Evidence by Lorentz Microscopy for Magnetically Active Stacking Faults in MnAl Alloy

Abstract

In the ordered MnAl crystal containing magnetic atoms which are coupled ferromagnetically, stacking faults are postulated through which an antiferromagnetic coupling exists between the atoms on either side of the fault. These account for the anomalous magnetic behavior of fine MnAl powder. Such faults give rise to a domain structure the walls of which are strongly pinned to these crystallographic defects. A direct evidence for the occurrence of these stacking faults is obtained by using Lorentz electron microscopy, whereby shadow patterns of opaque MnAl particles show a characteristic distortion of their contours when the microscope is used out of focus. The distortion is interpreted in terms of stray fields due to the domain structure. By using either the normal objective lens, which is an immersion lens, or the diffraction lens, the pattern can be studied with or without a strong applied field.

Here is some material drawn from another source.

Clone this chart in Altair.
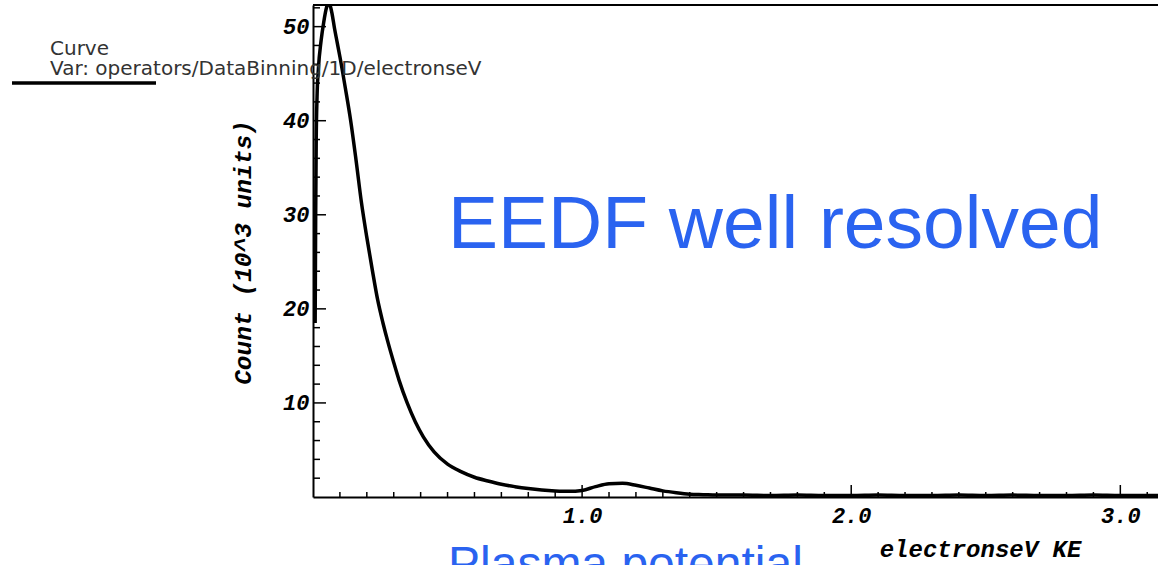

Fields up to 9000 Oe could be applied. Domain structures were observed that showed a remarkable indifference for these fields. This rigidity is explained by assuming that the walls are pinned to stacking faults. Domain structures with a high pole density on the walls were also observed. These structures are unfavorable owing to large magnetostatic energy. Their occurrence is also explained by the presence of stacking faults.